Authors scheduled to attend included Robert Caro, Candace Bushnell, Jay McInerney and Andrew Solomon, a former PEN president who joined Salman Rushdie, Jennifer Egan and other onetime PEN officials in publishing a letter in April urging "writers to keep faith in the community that we have built together so that PEN America can continue to evolve in ways that serve and elevate the writers as a vital force within society."
Around 650 were in attendance, about 100 less than 2023, according to PEN. Some who came acknowledged ambivalence about the event.
"I won’t say it didn’t occur to me about whether I should go," said novelist Dinaw Mengestu, a PEN vice president who has been highly critical of the organization. "But I feel it’s important that we can continue to move forward and try and learn and change."

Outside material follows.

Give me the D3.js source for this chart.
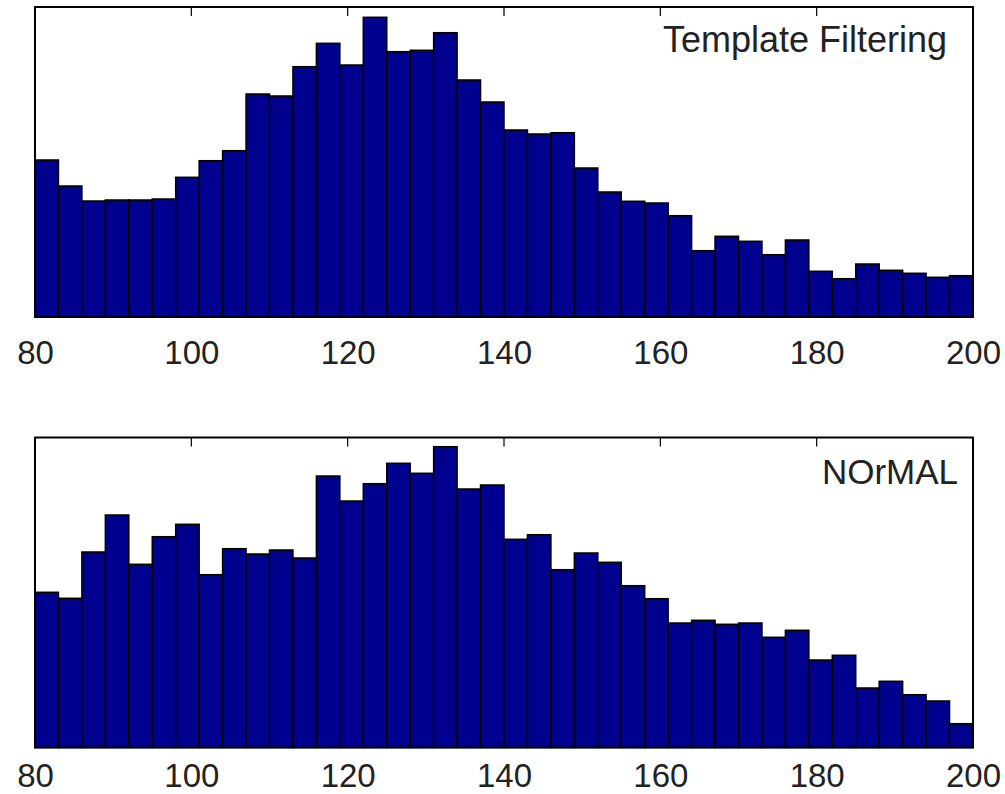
<!DOCTYPE html>
<html>
<head>
<meta charset="utf-8">
<script src="https://cdn.jsdelivr.net/npm/d3@7/dist/d3.min.js"></script>
<style>
  html, body { margin: 0; padding: 0; background: #ffffff; }
  svg { display: block; }
  text { font-family: "Liberation Sans", Arial, Helvetica, sans-serif; fill: #222222; }
</style>
</head>
<body>
<svg id="chart" width="1005" height="794"></svg>
<script>
// Histogram bin edges (width 3, from 80 to 200)
const binEdges = [80, 83, 86, 89, 92, 95, 98, 101, 104, 107, 110, 113, 116, 119, 122, 125, 128, 131, 134, 137,
                  140, 143, 146, 149, 152, 155, 158, 161, 164, 167, 170, 173, 176, 179, 182, 185, 188, 191, 194, 197, 200];

// Bin counts, template filtering
const templateCounts = [157, 131, 116, 117, 117, 118, 139.7, 156.3, 166.3, 223, 221, 250.3, 273.7, 252, 299.7, 265.3,
                        266.7, 284.3, 237, 215, 187, 183, 184.3, 149, 125, 115.7, 114, 101.3, 66.3, 80.7, 75.7, 62.3,
                        77, 45.7, 38.3, 53, 46.7, 43.7, 39.7, 41.3];

// Bin counts, normal
const normalCounts = [155.2, 149.2, 195.5, 232.5, 183.2, 210.8, 223.2, 172.8, 198.8, 193.5, 197.5, 189.5, 271.5, 246.5,
                      263.8, 284.2, 274.2, 300.8, 258.5, 262.5, 208.2, 212.8, 177.8, 194.5, 185.2, 161.8, 148.8, 124.5,
                      127.2, 123.2, 124.5, 110.2, 117.2, 87.5, 92.2, 59.5, 66.2, 52.8, 46.5, 23.8];

// Axis ticks
const xTicks = [80, 100, 120, 140, 160, 180, 200];

const panelLabels = ["Template Filtering", "NOrMAL"];

const svg = d3.select("#chart");

const left = 35, right = 973;
const panels = [
  { counts: templateCounts, label: panelLabels[0], labelSize: 36, top: 7,     bottom: 317,   labelRight: 947, labelBase: 45, tickBase: 47 },
  { counts: normalCounts,   label: panelLabels[1], labelSize: 35, top: 437.5, bottom: 747.5, labelRight: 958, labelBase: 46, tickBase: 39.5 }
];

const x = d3.scaleLinear().domain([80, 200]).range([left, right]);

panels.forEach(p => {
  const y = d3.scaleLinear().domain([0, 310]).range([p.bottom, p.top]);
  const g = svg.append("g");

  const bins = p.counts.map((c, i) => ({ x0: binEdges[i], x1: binEdges[i + 1], n: c }));

  // Bars
  g.selectAll("rect.bar")
    .data(bins)
    .join("rect")
    .attr("class", "bar")
    .attr("x", d => x(d.x0))
    .attr("y", d => y(d.n))
    .attr("width", d => x(d.x1) - x(d.x0))
    .attr("height", d => y(0) - y(d.n))
    .attr("fill", "#00008f")
    .attr("stroke", "#000000")
    .attr("stroke-width", 1.5);

  // Axis box
  g.append("rect")
    .attr("x", left)
    .attr("y", p.top)
    .attr("width", right - left)
    .attr("height", p.bottom - p.top)
    .attr("fill", "none")
    .attr("stroke", "#000000")
    .attr("stroke-width", 2);

  // Inward ticks along the top edge
  g.selectAll("line.tick")
    .data(xTicks)
    .join("line")
    .attr("class", "tick")
    .attr("x1", d => x(d))
    .attr("x2", d => x(d))
    .attr("y1", p.top)
    .attr("y2", p.top + 9)
    .attr("stroke", "#000000")
    .attr("stroke-width", 1.2);

  // Tick labels below the axis
  const axis = d3.axisBottom(x).tickValues(xTicks).tickSize(0).tickPadding(0).tickFormat(d3.format("d"));
  const ag = g.append("g")
    .attr("transform", `translate(0,${p.bottom})`)
    .call(axis);
  ag.select(".domain").remove();
  ag.selectAll("text")
    .attr("y", p.tickBase)
    .attr("dy", 0)
    .style("font-size", "33px")
    .style("font-family", "\"Liberation Sans\", Arial, sans-serif")
    .attr("fill", "#222222");

  // Panel label
  g.append("text")
    .attr("x", p.labelRight)
    .attr("y", p.top + p.labelBase)
    .attr("text-anchor", "end")
    .style("font-size", p.labelSize + "px")
    .text(p.label);
});
</script>
</body>
</html>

Protests against PEN have continued, and writers have publicly clashed. Author-journalist George Packer, a PEN board member, earlier this month condemned what he called the "authoritarian spirit" of PEN critics, alleging in The Atlantic they were pressuring others not to back the organization. Mengestu responded on Instagram by alleging that Packer's essay "perverts and distorts the legitimate and necessary criticisms against PEN" and trivializes the Gaza war.
Last week more than a dozen writers who withdrew from PEN events held a benefit reading at a church in downtown Manhattan, with proceeds going to We Are Not Numbers, a youth-led Palestinian non-profit in Gaza that advocates for human rights. When the opening speaker, Nancy Kricorian, referred to the PEN cancellations, audience members shouted and clapped. Another speaker, writer-translator Esther Allen, criticized PEN for continuing with the fundraising gala while calling off the awards and World Voices.
"The priorities could not be clearer," she said.